Operations SIG - Meeting 6 - 23 Dec 2024 @ 8PM CEST

0x3639 · December 23, 2024, 3:04pm

What: Meeting to Discuss Improving Node Operations
When: 23 Dec 2024 @ 8PM CEST
Where: https://element.zenon.chat/#/room/#sig-operations:hc1.chat
Agenda & Notes: Operations SIG 23 Dec 2024 - Zenon Wiki

Attention Participants. Please update the meeting notes before the meeting.
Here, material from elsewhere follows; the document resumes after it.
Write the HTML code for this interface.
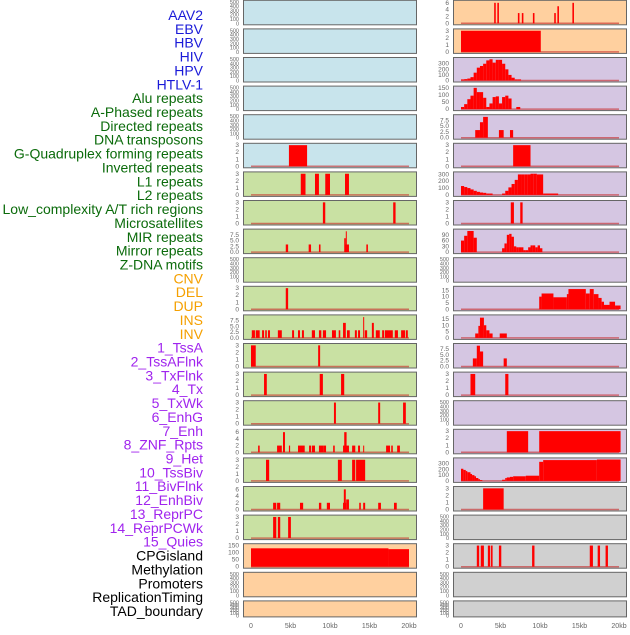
<!DOCTYPE html>
<html><head><meta charset="utf-8"><style>
body{margin:0;background:#fff;width:630px;height:630px;overflow:hidden}
svg text{font-family:"Liberation Sans",sans-serif}
</style></head><body>
<svg id="chart" width="630" height="630" viewBox="0 0 630 630" xmlns="http://www.w3.org/2000/svg"></svg>
<script>
const trackLabels = ["AAV2","EBV","HBV","HIV","HPV","HTLV-1","Alu repeats","A-Phased repeats","Directed repeats","DNA transposons","G-Quadruplex forming repeats","Inverted repeats","L1 repeats","L2 repeats","Low_complexity A/T rich regions","Microsatellites","MIR repeats","Mirror repeats","Z-DNA motifs","CNV","DEL","DUP","INS","INV","1_TssA","2_TssAFlnk","3_TxFlnk","4_Tx","5_TxWk","6_EnhG","7_Enh","8_ZNF_Rpts","9_Het","10_TssBiv","11_BivFlnk","12_EnhBiv","13_ReprPC","14_ReprPCWk","15_Quies","CPGisland","Methylation","Promoters","ReplicationTiming","TAD_boundary"];
const labelColors = ["#1a1ad8","#0b6b0b","#f5a000","#a024ee","#000"];
const labelGroupSizes = [6,13,5,15,5];
const xTickValues = [0,5,10,15,20];
const xTickLabels = ["0","5kb","10kb","15kb","20kb"];
const ticks3 = [0,1,2,3];
const ticks6 = [0,2,4,6];
const ticks75 = [0,2.5,5,7.5];
const ticks75Labels = ["0.0","2.5","5.0","7.5"];
const ticks300 = [0,100,200,300];
const ticks150 = [0,50,100,150];
const ticks90 = [0,30,60,90];
const ticks15 = [0,5,10,15];
const ticks500 = [0,100,200,300,400,500];

// interval series: [startKb, endKb, value]
const r0Right = [[4.2,4.4,6],[4.6,4.8,6],[7.2,7.4,3],[7.7,7.9,3],[9.1,9.3,3],[11.8,12.0,3],[12.2,12.4,5],[14.1,14.3,6]];
const r1Right = [[0,10.1,3]];
const hivValues = [20,25,35,60,140,230,260,300,360,380,320,370,370,300,200,100,50,20,20];
const hpvValues = [15,35,70,95,150,120,120,80,15,40,85,90,40,85,95,75];
const hpvExtra = [[7.0,7.5,15]];
const r4Right = [[1.8,2.4,3.3],[2.4,2.8,6.7],[2.8,3.4,9],[4.8,5.4,3.3],[6.2,6.6,3.3]];
const r5Right = [[6.6,8.8,3]];
const r6RightA = [130,115,100,80,60,45,35,30,20,20];
const r6RightB = [20,60,110,160,220,300,300,300,300,310,310,300,300];
const r6RightC = [[10.4,12.3,20]];
const r7Right = [[6.3,6.7,3],[7.5,7.8,3]];
const r8RightA = [60,85,110,110,75];
const r8RightB = [20,45,90,95,80,30,25,25,25,10,10,25,35,35,25,35,20];
const r10Right = [[9.9,10.2,10],[10.2,11.7,12.5],[11.7,13.4,9.5],[13.4,13.6,12],[13.6,15.8,16],[15.8,16.3,12.5],[16.3,16.8,16],[16.8,17.4,12],[17.4,17.8,9],[17.8,18.1,6],[18.1,18.8,3.5],[18.8,19.5,6],[19.5,20.2,3]];
const r11Right = [[1.8,2.2,3.5],[2.2,2.4,9.5],[2.4,2.9,16],[2.9,3.2,10],[3.2,3.6,6],[3.6,4.0,3.5],[4.9,5.8,3.5]];
const r12Right = [[1.5,2.0,3.5],[2.0,2.4,9],[2.4,2.8,6.5],[5.4,5.8,3.5]];
const r13Right = [[1.2,1.8,3],[5.6,6.0,3]];
const r15Right = [[5.8,8.5,3],[9.9,20.2,3]];
const r16Right = [[0,0.3,210],[0.3,0.6,190],[0.6,0.8,170],[0.8,1.2,150],[1.2,1.4,120],[1.4,1.7,100],[1.7,1.9,80],[1.9,2.2,50],[2.2,2.4,30],[2.4,2.7,15],[5.2,5.6,20],[5.6,5.8,50],[5.8,6.2,60],[6.2,6.6,70],[6.6,8.2,80],[8.2,9.9,90],[9.9,10.4,330],[10.4,17.2,360],[17.2,20.2,370]];
const r17Right = [[2.8,5.4,3]];
const r19Right = [[2.0,2.3,3],[2.5,2.9,3],[3.4,3.7,3],[3.8,4.0,3],[4.8,5.1,3],[9.0,9.3,3],[16.3,16.7,3],[17.3,17.6,3],[18.3,18.6,3]];

const r5Left = [[4.8,7.1,3]];
const r6Left = [[6.3,6.9,3],[8.1,8.6,3],[9.4,10.0,3],[11.9,12.4,3]];
const r7Left = [[9.1,9.4,3],[18.0,18.3,3]];
const r8Left = [[4.4,4.7,3.3],[7.3,7.6,3.3],[8.6,8.8,3.3],[11.9,12.4,3.3],[11.8,12.0,6],[12.0,12.1,9],[14.6,14.8,3.3]];
const r10Left = [[4.4,4.7,3]];
const r11Left = [[0.1,0.5,3.3],[0.6,1.1,3.3],[1.4,1.65,3.3],[1.8,2.0,3.3],[2.15,2.4,3.3],[3.4,3.9,3.3],[5.2,5.45,3.3],[5.95,6.2,3.3],[6.45,6.7,3.3],[7.7,8.1,3.3],[8.6,8.9,3.3],[9.1,9.5,3.3],[10.25,10.75,3.3],[11.1,11.3,3.3],[11.65,12.0,6.5],[12.15,12.5,3.3],[13.15,13.4,3.3],[13.55,13.8,3.3],[14.2,14.3,9],[14.4,14.7,3.3],[15.3,15.55,6.5],[15.8,16.3,3.3],[16.6,16.85,3.3],[16.95,17.95,3.3],[18.2,18.6,3.3],[19.0,19.5,3.3],[19.6,19.85,3.3]];
const r12Left = [[0,0.6,3],[8.5,8.75,3]];
const r13Left = [[1.65,2.0,3],[8.7,9.1,3],[11.4,11.8,3]];
const r14Left = [[10.5,10.75,3],[16.1,16.35,3],[19.25,19.6,3]];
const r15Left = [[0.9,1.1,2],[3.3,3.9,2],[4.05,4.3,6],[4.8,4.95,2],[5.95,6.8,2],[7.35,7.6,2],[7.7,8.1,2],[8.6,9.2,2],[9.2,9.5,2],[10.4,10.6,2],[11.65,12.4,2],[11.8,12.1,6],[12.8,13.2,2],[13.55,13.8,2],[14.2,14.3,2],[17.1,17.6,2],[17.75,17.95,2],[18.5,18.85,2]];
const r16Left = [[1.9,2.3,3],[11.0,11.5,3],[12.8,13.2,3],[13.3,14.45,3]];
const r17Left = [[2.8,3.2,2],[3.3,3.7,2],[6.2,6.6,2],[8.6,8.9,2],[9.6,10.0,2],[11.65,12.05,2],[11.75,12.0,6],[12.05,12.4,3],[13.7,13.9,2],[14.2,14.45,2],[16.1,16.45,2],[18.1,18.45,2]];
const r18Left = [[4.7,5.05,3],[2.8,3.2,3],[3.4,3.7,3]];
const cpgValues = [[0,17.4,130],[17.4,20,124]];

function bins(start,width,vals){return vals.map((v,i)=>[start+i*width,start+(i+1)*width,v]);}

const S = "http://www.w3.org/2000/svg";
const svg = document.getElementById('chart');
function mk(tag,attrs,parent){const e=document.createElementNS(S,tag);for(const k in attrs)e.setAttribute(k,attrs[k]);(parent||svg).appendChild(e);return e;}

const BLUE="#c8e4ec",GREEN="#c9e1a3",PEACH="#ffd09f",PURPLE="#d5c6e2",GRAY="#d0d0d0";
const T3={t:ticks3,d:3.05},T6={t:ticks6,d:6.4},T75={t:ticks75,l:ticks75Labels,d:9.3},T500={t:ticks500,d:500};
const panels = [];
function P(row,col,fill,sc,series){panels.push({row,col,fill,sc,series});}
for(let r=0;r<5;r++)P(r,0,BLUE,T500,null);
P(5,0,BLUE,T3,r5Left);
P(6,0,GREEN,T3,r6Left);P(7,0,GREEN,T3,r7Left);P(8,0,GREEN,T75,r8Left);
P(9,0,GREEN,T500,null);P(10,0,GREEN,T3,r10Left);P(11,0,GREEN,T75,r11Left);
P(12,0,GREEN,T3,r12Left);P(13,0,GREEN,T3,r13Left);P(14,0,GREEN,T3,r14Left);
P(15,0,GREEN,T6,r15Left);P(16,0,GREEN,T3,r16Left);P(17,0,GREEN,T6,r17Left);P(18,0,GREEN,T3,r18Left);
P(19,0,PEACH,{t:ticks150,d:152},cpgValues);P(20,0,PEACH,T500,null);P(21,0,PEACH,T500,null);
P(0,1,PEACH,{t:ticks6,d:6.3},r0Right);P(1,1,PEACH,T3,r1Right);
P(2,1,PURPLE,{t:ticks300,d:385},bins(0,0.4,hivValues));
P(3,1,PURPLE,{t:ticks150,d:152},bins(0,0.4,hpvValues).concat(hpvExtra));
P(4,1,PURPLE,T75,r4Right);P(5,1,PURPLE,T3,r5Right);
P(6,1,PURPLE,{t:ticks300,d:315},bins(0,0.4,r6RightA).concat(bins(5.2,0.4,r6RightB),r6RightC));
P(7,1,PURPLE,T3,r7Right);
P(8,1,PURPLE,{t:ticks90,d:112},bins(0,0.4,r8RightA).concat(bins(5.2,0.3,r8RightB)));
P(9,1,PURPLE,T500,null);P(10,1,PURPLE,{t:ticks15,d:17},r10Right);
P(11,1,PURPLE,{t:ticks15,d:17},r11Right);P(12,1,PURPLE,T75,r12Right);P(13,1,PURPLE,T3,r13Right);
P(14,1,PURPLE,T500,null);P(15,1,PURPLE,T3,r15Right);P(16,1,PURPLE,{t:ticks300,d:372},r16Right);
P(17,1,GRAY,T3,r17Right);P(18,1,GRAY,T500,null);P(19,1,GRAY,T3,r19Right);P(20,1,GRAY,T500,null);P(21,1,GRAY,T500,null);

// labels
let li=0;
labelGroupSizes.forEach((n,g)=>{for(let k=0;k<n;k++,li++){
  const t=mk('text',{x:203,y:15+li*13.86+5,'text-anchor':'end','font-size':14,fill:labelColors[g]});
  
  
  t.textContent=trackLabels[li];
}});

const colX=[243,453], PW=173;
function xScale(col,kb){return colX[col]+8+kb*7.9;}
panels.forEach(p=>{
  const T=p.row*28.6+0.3, H=p.row===21?16:24.5;
  const g=mk('g',{});
  
  
  mk('rect',{x:colX[p.col]+0.5,y:T,width:PW,height:H,fill:p.fill,stroke:'#666','stroke-width':1},g);
  const y=v=>T+H-1.5-v/p.sc.d*(H-3);
  p.sc.t.forEach((tv,i)=>{
    const t=mk('text',{x:colX[p.col]-4,y:y(tv)+2,'text-anchor':'end','font-size':p.sc===T500?5.5:6.5,fill:'#666'},g);
    
    
    t.textContent=p.sc.l?p.sc.l[i]:tv;
  });
  if(p.series){
    mk('line',{x1:xScale(p.col,0),x2:xScale(p.col,20),y1:y(0),y2:y(0),stroke:'rgba(200,40,40,0.6)','stroke-width':1.5},g);
    p.series.forEach(b=>{
      const x0=xScale(p.col,b[0]),x1=xScale(p.col,b[1]);
      const r=mk('rect',{x:x0,y:y(b[2]),width:Math.max(1,x1-x0),height:y(0)-y(b[2]),fill:'#ff0000'},g);
      
      
    });
  }
});
[0,1].forEach(col=>xTickValues.forEach((v,i)=>{
  const t=mk('text',{x:xScale(col,v),y:628,'text-anchor':'middle','font-size':7,fill:'#666'});
  
  
  t.textContent=xTickLabels[i];
}));
</script>
</body></html>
0x3639 · December 24, 2024, 12:04pm

AI Meeting Summary: OP SIG Meeting on December 23, 2024

AI Podcast Summary of the Meeting

The meeting focused on several key areas including node performance, specifically sync speeds, and backup/restore procedures. The discussion also included potential improvements to testing methodologies and hardware recommendations for different node types.

Key Discussion Points:

Sync Speed Issues: There are significant concerns about slow sync speeds, especially on cloud VPS platforms like Digital Ocean. A user, Toker, experienced extremely slow sync times even with 8 vCPUs and 32GB RAM, with an estimated sync time of 3 weeks. It was suggested that shared CPUs may be a contributing factor. The single-threaded nature of leveldb, which is used for data storage, may also limit performance with higher core counts.
Hardware Recommendations: The group discussed the need for hardware recommendations for different node types (regular znnd node, pillar, hyperqube node). The consensus is that for critical nodes like pillars, dedicated CPUs, or even bare metal servers, are preferable to shared CPUs. It may be better to have one or two high-performance cores instead of many lower-performing cores.
Performance Testing: Georgezgeorgez wants to start performance testing the hyperqube_z testnet. The group discussed using scripts to generate load and record the results in a wiki. A testing framework, K6, was mentioned, which could be used for load testing and generating reports. The group also discussed separating the network and verification aspects of syncing when measuring performance.
Backup and Restore: The group agreed that local backup and restore functionality was immediately important. The plan is to initially focus on local backups before implementing remote backups. The local backup/restore process involves stopping the service, copying files, restarting, and then compressing the copied files. There was discussion of making the backup process more user-friendly, since scp may not be the best solution.
Pillar Node Considerations: There was some discussion of allowing pillars to perform maintenance tasks during times when they are not producing a momentum. The group recognized the importance of a good user experience (UX), and that running a pillar from a user’s wallet machine may not be suitable.

Action Items:

deeznnutz:
- Continue developing the sync speed testing script, focusing on measuring sync duration and server load per momentum.
- Implement local backup and restore functionality.
- Investigate backup rotation using rotate-backups library.
georgezgeorgez:
- Start performance testing the hyperqube_z testnet.
- Define the work for a test suite to verify momentum ranges.
- Help define a work package for the new test suite.
coinselor:
- Investigate user-friendly alternatives to scp for backup transfers, possibly a web-based UI or an interactive terminal application.
Group:
- Establish minimum hardware specifications for pillars.
- Explore the potential of using the K6 testing framework.
- Further analyze and work plan for a more comprehensive test suite, hopefully on hyperqube.
- Validate the principle of using dedicated CPUs and more performant cores.
All:
- Gather performance metrics from users and their hardware.

Next Meeting:

The next meeting is scheduled for January 27, 2025, at 8:00 CET (1:00 EST).